Even if classic or new roles are written with concrete cisgender characters, Di Monaco says the performers portraying them should not feel attached to those labels.

“We have this incredible community of gender-nonconforming, non-binary, trans artists that are representing these characters, and so, how do you honor their performance? And the answer is, you, don’t put them in a binary,” Di Monaco said. “You open the category.”

Both Di Monaco and Goldenberg say this colossal revision aligns with another re-approach of this year’s Barrymores, as, also for the first time, the ceremony will be held in the auditorium of the former Edward W. Bok Technical High School.

Transplanting this nearly 25-year-old ceremony from a traditional theater setting in Center City to a repurposed public school space in East Passyunk Crossing also echoes a change in the community — the influx of artists flocking to South Philly.

“The fabric of South Philadelphia is changing … I look around and I’m like — there are a lot of traditional values represented here,” Di Monaco said. “And, I think that that’s beautiful and there’s also a lot of new communities expanding and changing, and it’s making for really great food and really great art.”

From jewelers to painters, with Bok serving as a such a hub of pulsating creativity, the building truly lends itself to this year’s Barrymores.

Goldenberg says the Barrymores’ reach is a 35-mile radius from City Hall, so the board must consider how the ceremony is representing all of those regions, including companies, artists and audiences.

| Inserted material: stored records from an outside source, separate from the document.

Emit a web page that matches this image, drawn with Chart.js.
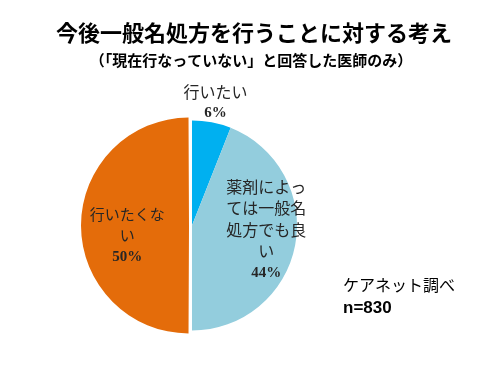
<!DOCTYPE html>
<html>
<head>
<meta charset="utf-8">
<script src="https://cdn.jsdelivr.net/npm/chart.js@4/dist/chart.umd.min.js"></script>
<style>
html,body{margin:0;padding:0;background:#fff;}
canvas{display:block;}
</style>
</head>
<body>
<canvas id="c" width="504" height="379"></canvas>
<script>
const titleText = '今後一般名処方を行うことに対する考え';
const subtitleText = '（「現在行なっていない」と回答した医師のみ）';
const categories = ['行いたい', '薬剤によっては一般名処方でも良い', '行いたくない'];
const values = [6, 44, 50];
const labelLines = [['行いたい'], ['薬剤によっ', 'ては一般名', '処方でも良', 'い'], ['行いたくな', 'い']];
const sourceLines = ['ケアネット調べ', 'n=830'];
const colors = ['#00B0F0', '#93CDDD', '#E46C0A'];
const offsets = [0, 0, 12];
const labelPlace = [{f: 1.19, dy: 0, fs: 16}, {f: 0.72, dy: -10, fs: 16}, {f: 0.56, dy: 10, fs: 15}];

const JP = '"Noto Sans CJK JP", "Noto Sans", sans-serif';

const textPlugin = {
  id: 'texts',
  afterDatasetsDraw(chart) {
    const ctx = chart.ctx;
    ctx.save();
    ctx.textAlign = 'center';
    ctx.textBaseline = 'middle';
    ctx.fillStyle = '#000';
    ctx.font = 'bold 22px ' + JP;
    ctx.fillText(titleText, 254, 33);
    ctx.font = 'bold 15px ' + JP;
    ctx.fillText(subtitleText, 251, 60);

    const meta = chart.getDatasetMeta(0);
    meta.data.forEach((el, i) => {
      const mid = (el.startAngle + el.endAngle) / 2;
      const circ = el.endAngle - el.startAngle;
      const disp = offsets[i] / 4 * (2 - Math.sin(Math.min(Math.PI, circ)));
      const r = el.outerRadius * labelPlace[i].f + disp;
      const cx = el.x + Math.cos(mid) * r;
      const cy = el.y + Math.sin(mid) * r + labelPlace[i].dy;
      const lines = labelLines[i];
      const lh = 21.5;
      const n = lines.length + 1;
      let y0 = cy - (n - 1) * lh / 2;
      ctx.fillStyle = '#262626';
      ctx.font = labelPlace[i].fs + 'px ' + JP;
      lines.forEach((t, k) => ctx.fillText(t, cx, y0 + k * lh));
      ctx.font = 'bold 15px "Liberation Serif", serif';
      ctx.fillText(values[i] + '%', cx, y0 + lines.length * lh);
    });

    ctx.textAlign = 'left';
    ctx.fillStyle = '#000';
    ctx.font = '16px ' + JP;
    ctx.fillText(sourceLines[0], 343, 285);
    ctx.font = 'bold 17px "Liberation Sans", sans-serif';
    ctx.fillText(sourceLines[1], 343, 308);
    ctx.restore();
  }
};

new Chart(document.getElementById('c'), {
  type: 'pie',
  data: {
    labels: categories,
    datasets: [{
      data: values,
      backgroundColor: colors,
      borderWidth: 0,
      offset: offsets,
      hoverOffset: 0
    }]
  },
  options: {
    responsive: false,
    animation: false,
    radius: 105,
    layout: {padding: {left: 82, right: 202, top: 116, bottom: 44}},
    plugins: {legend: {display: false}, tooltip: {enabled: false}, title: {display: false}},
    events: []
  },
  plugins: [textPlugin]
});
</script>
</body>
</html>
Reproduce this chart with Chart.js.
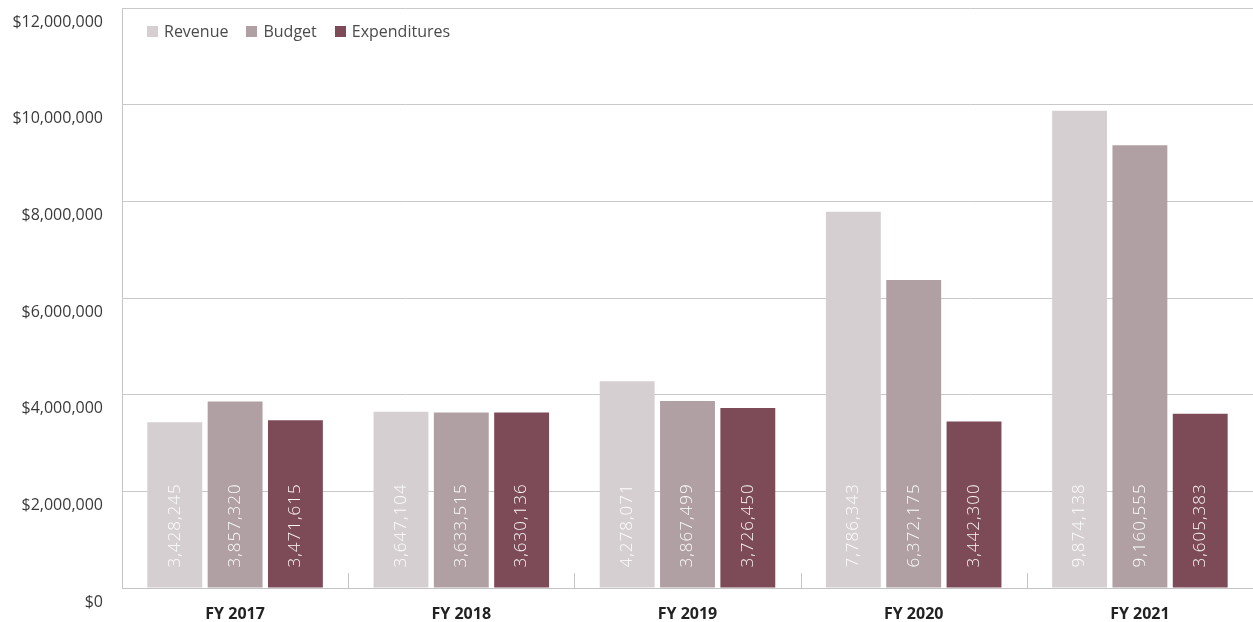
<!DOCTYPE html>
<html>
<head>
<meta charset="utf-8">
<script src="https://cdn.jsdelivr.net/npm/chart.js@4.4.1/dist/chart.umd.min.js"></script>
<style>
  html, body { margin: 0; padding: 0; background: #ffffff; overflow: hidden; }
  #wrap { position: relative; width: 1253px; height: 622px; overflow: hidden; }
  #legend { position: absolute; left: 147px; top: 20px; display: flex; font-family: "Open Sans", sans-serif; font-size: 16px; color: #4a4a4a; }
  .item { display: flex; align-items: center; margin-right: 18px; }
  .sw { width: 11px; height: 11px; margin-right: 6px; }
</style>
</head>
<body>
<div id="wrap">
  <canvas id="c" width="1253" height="622"></canvas>
  <div id="legend"></div>
</div>
<script>
const categories = ['FY 2017', 'FY 2018', 'FY 2019', 'FY 2020', 'FY 2021'];
const seriesNames = ['Revenue', 'Budget', 'Expenditures'];
const revenue = [3428245, 3647104, 4278071, 7786343, 9874138];
const budget = [3857320, 3633515, 3867499, 6372175, 9160555];
const expenditures = [3471615, 3630136, 3726450, 3442300, 3605383];
const yTickLabels = ['$0', '$2,000,000', '$4,000,000', '$6,000,000', '$8,000,000', '$10,000,000', '$12,000,000'];
const colors = ['#d6cfd1', '#b1a0a3', '#7d4b58'];

const seriesValues = [revenue, budget, expenditures];

const legendEl = document.getElementById('legend');
seriesNames.forEach((name, i) => {
  const it = document.createElement('div');
  it.className = 'item';
  const sw = document.createElement('span');
  sw.className = 'sw';
  sw.style.background = colors[i];
  const tx = document.createElement('span');
  tx.textContent = name;
  it.appendChild(sw); it.appendChild(tx);
  legendEl.appendChild(it);
});

const barLabels = {
  id: 'barLabels',
  afterDatasetsDraw(chart) {
    const ctx = chart.ctx;
    chart.data.datasets.forEach((ds, di) => {
      const meta = chart.getDatasetMeta(di);
      meta.data.forEach((bar, i) => {
        const txt = ds.data[i].toLocaleString('en-US');
        ctx.save();
        ctx.translate(bar.x, bar.base - 20);
        ctx.rotate(-Math.PI / 2);
        ctx.font = '300 17px "Open Sans"';
        try { ctx.letterSpacing = '1px'; } catch (e) {}
        ctx.fillStyle = 'rgba(255,255,255,0.95)';
        ctx.textAlign = 'left';
        ctx.textBaseline = 'middle';
        ctx.fillText(txt, 0, 0);
        ctx.restore();
      });
    });
  }
};

const catTicks = {
  id: 'catTicks',
  afterDraw(chart) {
    const xs = chart.scales.x;
    const ctx = chart.ctx;
    const bottom = chart.chartArea.bottom;
    ctx.save();
    ctx.strokeStyle = '#c4c4c4';
    ctx.lineWidth = 1;
    for (let i = 1; i < categories.length; i++) {
      const x = Math.round((xs.getPixelForValue(i - 1) + xs.getPixelForValue(i)) / 2) + 0.5;
      ctx.beginPath();
      ctx.moveTo(x, bottom);
      ctx.lineTo(x, bottom - 15);
      ctx.stroke();
    }
    ctx.restore();
  }
};

new Chart(document.getElementById('c'), {
  type: 'bar',
  data: {
    labels: categories,
    datasets: seriesNames.map((n, i) => ({
      label: n,
      data: seriesValues[i],
      backgroundColor: colors[i],
      borderWidth: 0,
      categoryPercentage: 0.8,
      barPercentage: 0.91
    }))
  },
  options: {
    responsive: false,
    animation: false,
    layout: { padding: { top: 8, right: -3, left: 0, bottom: 0 } },
    plugins: { legend: { display: false }, tooltip: { enabled: false } },
    scales: {
      x: {
        grid: { display: false, drawOnChartArea: false },
        border: { display: true, color: '#c4c4c4', width: 1 },
        ticks: { color: '#222222', font: { family: 'Open Sans', size: 16, weight: 'bold' }, padding: 9, maxRotation: 0 },
        afterFit(scale) { scale.height = 34; scale.paddingLeft = 0; scale.paddingRight = 0; }
      },
      y: {
        min: 0,
        max: 12000000,
        grid: { color: '#c9c9c9', drawTicks: false, lineWidth: 1 },
        border: { display: true, color: '#c4c4c4', width: 1 },
        ticks: {
          stepSize: 2000000,
          color: '#3a3a3a',
          font: { family: 'Open Sans', size: 16 },
          padding: 19,
          labelOffset: 14,
          callback: (v, idx) => yTickLabels[idx]
        },
        afterFit(scale) { scale.width = 122; scale.paddingTop = 0; scale.paddingBottom = 0; }
      }
    }
  },
  plugins: [barLabels, catTicks]
});
</script>
</body>
</html>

The Barrymores, commonly known as Philly’s “Theatre Prom,” will undoubtedly live up to this sobriquet this year, as following the ceremony, after parties will be held in two of Bok’s gyms — one serving as a dance floor, the other as a piano bar.

“It is a school, and it is a repurposed space, but it’s also a repurposed space that a lot of arts performances have happened in,” Di Monaco said. “ So, I think that’s cool. I think it kind of like highlights the beauty of nontraditional venues and repurposing. The arts have been doing that forever and ever.”

Still, several aspects of the ceremony remain, including live performances, the distribution of $75,000 in cash prizes and the presentation of special and grant awards, such as the F. Otto Haas Award for an Emerging Philadelphia Theatre Artist and the Lifetime Achievement Award, which is being given to Paul Meshejian of PlayPenn this year.

But, comprehensively, this year’s Barrymore Awards depict a changing social climate on more than one level. Serving as a top-tier for Philadelphia art, the revised setting is intended to make amendments even past the parameters of performance.

“We’re feeling good that we’re on the leading edge of this,” Goldenberg said. “A thing that I keep saying is that arts are where we make change and lead on change, and if we can say in our awards program this is a value that we hold, then that will trickle back to the organizations that participate with us and their producing and casting decisions and also the audiences who will be able to see themselves on stage.”